Sam29, mmm, thinking about your question and trying to remember what we did. I worked off and on when ds was 2ish and MIL had him then every day for three days a week so she was very happy. I think before and after that I was just quite assertive with her about when she could and couldn't have him.
But the older he got the more I fancied the odd day or two off so she would have him then too while I got things done or did some work from home. I'm glad she wanted/wants him so much though: they have a really close and happy relationship, unlike ds's relationship with my own mum who hasn't seen nearly enough of him (too busy) and is subsequently not as close to him.
My (ex) MIL is still fantastic and I really do love her and trust her completely with ds. She's one of the few people who loves him as much as I do and I know this and love her for it. So I suppose I relaxed about it as ds got older and I got less neurotic as a parent about leaving him there etc and, looking back, I'm very glad I did.
I now live quite a way away from them but ds sees his father every other weekend so she sees ds then too. She also had him for 4 days this half term and will probably have him for a week at Christmas, 2/3 weeks (not all together, probably 2 weeks, then another) in the summer holidays and 1 week at easter, plus every other weekend.

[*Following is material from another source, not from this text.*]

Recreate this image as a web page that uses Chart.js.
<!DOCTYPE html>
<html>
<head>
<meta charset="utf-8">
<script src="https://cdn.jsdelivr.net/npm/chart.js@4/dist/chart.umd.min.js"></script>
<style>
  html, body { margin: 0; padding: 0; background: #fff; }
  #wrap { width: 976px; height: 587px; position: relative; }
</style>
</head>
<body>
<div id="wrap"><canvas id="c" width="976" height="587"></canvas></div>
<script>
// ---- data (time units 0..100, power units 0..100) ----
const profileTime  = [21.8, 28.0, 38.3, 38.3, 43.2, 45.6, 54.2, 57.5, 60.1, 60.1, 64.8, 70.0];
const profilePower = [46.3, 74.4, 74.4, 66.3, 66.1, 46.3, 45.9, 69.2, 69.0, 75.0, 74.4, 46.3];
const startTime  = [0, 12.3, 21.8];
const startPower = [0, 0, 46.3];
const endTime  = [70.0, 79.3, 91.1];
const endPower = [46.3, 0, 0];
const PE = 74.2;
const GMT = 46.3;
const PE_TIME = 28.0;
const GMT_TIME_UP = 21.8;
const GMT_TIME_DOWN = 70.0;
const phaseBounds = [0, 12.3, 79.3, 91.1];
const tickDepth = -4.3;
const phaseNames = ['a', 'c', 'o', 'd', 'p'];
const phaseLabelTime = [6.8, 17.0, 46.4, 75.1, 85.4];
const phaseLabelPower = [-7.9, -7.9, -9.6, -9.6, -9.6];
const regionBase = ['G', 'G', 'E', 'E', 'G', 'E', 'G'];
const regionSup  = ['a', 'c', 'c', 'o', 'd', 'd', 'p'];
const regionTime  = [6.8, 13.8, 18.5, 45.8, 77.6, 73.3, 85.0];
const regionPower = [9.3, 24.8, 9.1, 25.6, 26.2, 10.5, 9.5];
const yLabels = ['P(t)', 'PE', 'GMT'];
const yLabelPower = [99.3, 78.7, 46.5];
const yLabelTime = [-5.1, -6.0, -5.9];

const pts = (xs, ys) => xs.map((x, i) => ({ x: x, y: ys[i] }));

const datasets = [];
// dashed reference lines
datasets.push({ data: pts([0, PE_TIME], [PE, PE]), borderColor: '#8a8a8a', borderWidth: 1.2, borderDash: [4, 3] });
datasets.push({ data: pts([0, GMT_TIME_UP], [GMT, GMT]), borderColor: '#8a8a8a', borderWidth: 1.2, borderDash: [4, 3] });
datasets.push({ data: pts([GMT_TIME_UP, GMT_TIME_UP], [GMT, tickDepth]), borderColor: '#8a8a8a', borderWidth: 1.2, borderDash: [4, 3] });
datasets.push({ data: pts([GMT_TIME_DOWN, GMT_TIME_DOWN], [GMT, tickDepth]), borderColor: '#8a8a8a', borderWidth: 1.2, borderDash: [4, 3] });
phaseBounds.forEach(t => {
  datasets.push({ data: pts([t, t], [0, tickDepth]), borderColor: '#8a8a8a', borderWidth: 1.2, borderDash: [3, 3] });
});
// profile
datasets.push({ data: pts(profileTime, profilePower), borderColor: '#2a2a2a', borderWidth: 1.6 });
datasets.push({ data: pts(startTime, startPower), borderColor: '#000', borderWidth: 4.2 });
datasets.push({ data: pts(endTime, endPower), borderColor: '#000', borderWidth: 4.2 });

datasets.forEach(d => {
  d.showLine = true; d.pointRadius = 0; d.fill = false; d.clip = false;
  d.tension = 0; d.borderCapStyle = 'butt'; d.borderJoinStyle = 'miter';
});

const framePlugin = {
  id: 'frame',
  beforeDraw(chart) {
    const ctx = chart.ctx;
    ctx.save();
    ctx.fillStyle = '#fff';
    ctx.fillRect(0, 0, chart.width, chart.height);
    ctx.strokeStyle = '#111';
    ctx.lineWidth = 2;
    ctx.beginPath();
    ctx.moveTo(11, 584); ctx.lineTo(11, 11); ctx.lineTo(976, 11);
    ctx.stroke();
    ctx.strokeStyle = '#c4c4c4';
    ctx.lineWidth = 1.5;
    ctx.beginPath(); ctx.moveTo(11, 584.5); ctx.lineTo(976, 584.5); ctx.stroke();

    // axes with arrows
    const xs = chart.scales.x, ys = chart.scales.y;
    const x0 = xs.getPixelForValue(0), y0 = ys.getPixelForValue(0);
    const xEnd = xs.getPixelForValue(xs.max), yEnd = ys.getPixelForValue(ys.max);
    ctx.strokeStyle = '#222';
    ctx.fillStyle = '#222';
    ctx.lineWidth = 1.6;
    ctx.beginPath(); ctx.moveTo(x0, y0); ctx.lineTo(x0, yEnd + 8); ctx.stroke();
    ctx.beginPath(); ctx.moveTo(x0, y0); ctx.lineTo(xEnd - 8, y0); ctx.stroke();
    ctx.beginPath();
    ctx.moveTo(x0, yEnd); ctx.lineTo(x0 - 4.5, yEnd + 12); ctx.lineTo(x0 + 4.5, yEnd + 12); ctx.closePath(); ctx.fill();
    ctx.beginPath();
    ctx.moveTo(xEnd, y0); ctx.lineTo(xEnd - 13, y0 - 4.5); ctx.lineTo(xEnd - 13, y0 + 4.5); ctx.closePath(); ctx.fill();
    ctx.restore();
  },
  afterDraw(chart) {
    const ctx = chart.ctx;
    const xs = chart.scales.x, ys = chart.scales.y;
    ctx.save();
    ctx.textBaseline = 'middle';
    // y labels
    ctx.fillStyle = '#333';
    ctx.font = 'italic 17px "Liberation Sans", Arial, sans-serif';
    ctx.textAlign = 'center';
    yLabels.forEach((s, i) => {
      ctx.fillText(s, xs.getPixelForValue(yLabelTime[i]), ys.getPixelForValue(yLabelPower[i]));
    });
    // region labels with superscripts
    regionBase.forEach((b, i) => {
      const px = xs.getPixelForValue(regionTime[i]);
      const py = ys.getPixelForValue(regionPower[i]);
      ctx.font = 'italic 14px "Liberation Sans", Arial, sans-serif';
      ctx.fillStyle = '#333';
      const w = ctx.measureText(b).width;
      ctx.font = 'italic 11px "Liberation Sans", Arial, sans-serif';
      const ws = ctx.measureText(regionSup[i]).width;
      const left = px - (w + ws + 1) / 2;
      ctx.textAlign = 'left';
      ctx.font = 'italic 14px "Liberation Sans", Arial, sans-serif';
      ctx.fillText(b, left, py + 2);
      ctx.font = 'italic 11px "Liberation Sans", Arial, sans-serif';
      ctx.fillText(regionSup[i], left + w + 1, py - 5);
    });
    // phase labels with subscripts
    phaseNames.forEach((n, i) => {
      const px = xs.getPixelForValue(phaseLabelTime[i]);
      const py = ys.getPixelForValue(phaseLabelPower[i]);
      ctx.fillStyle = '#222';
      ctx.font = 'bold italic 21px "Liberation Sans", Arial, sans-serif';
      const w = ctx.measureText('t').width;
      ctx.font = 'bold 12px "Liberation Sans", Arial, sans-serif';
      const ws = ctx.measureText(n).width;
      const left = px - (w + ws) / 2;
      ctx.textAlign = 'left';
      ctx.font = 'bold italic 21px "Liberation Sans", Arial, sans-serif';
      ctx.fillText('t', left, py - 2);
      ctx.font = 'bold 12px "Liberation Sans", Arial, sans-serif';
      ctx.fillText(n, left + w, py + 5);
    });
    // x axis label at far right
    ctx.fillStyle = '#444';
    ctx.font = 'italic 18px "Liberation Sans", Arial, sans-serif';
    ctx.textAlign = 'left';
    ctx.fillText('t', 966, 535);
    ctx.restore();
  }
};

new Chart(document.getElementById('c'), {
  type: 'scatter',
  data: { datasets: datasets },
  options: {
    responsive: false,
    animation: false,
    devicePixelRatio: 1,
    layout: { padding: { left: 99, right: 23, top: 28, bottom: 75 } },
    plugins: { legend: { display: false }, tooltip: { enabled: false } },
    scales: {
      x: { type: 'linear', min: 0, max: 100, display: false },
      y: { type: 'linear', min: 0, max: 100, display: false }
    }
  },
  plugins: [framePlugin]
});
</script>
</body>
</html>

It took me a while to accept her longing for lots of time with ds and to realise that no-one on that side of my family (by marriage) thinks badly of me - the opposite in fact - for being prepared to 'share' him (I know he's not a possession but can't think of a better word). Lots of my friends were/are envious of this close link with my MIL and of my unlimited access to fantastic, loving, family childcare if ever I want it. And I've done the right thing for all of us in letting her see him as much as is practical. See how you go once your baby is born but I bet you'll be glad of her love and support and practical help, I know I was. Hope this helps.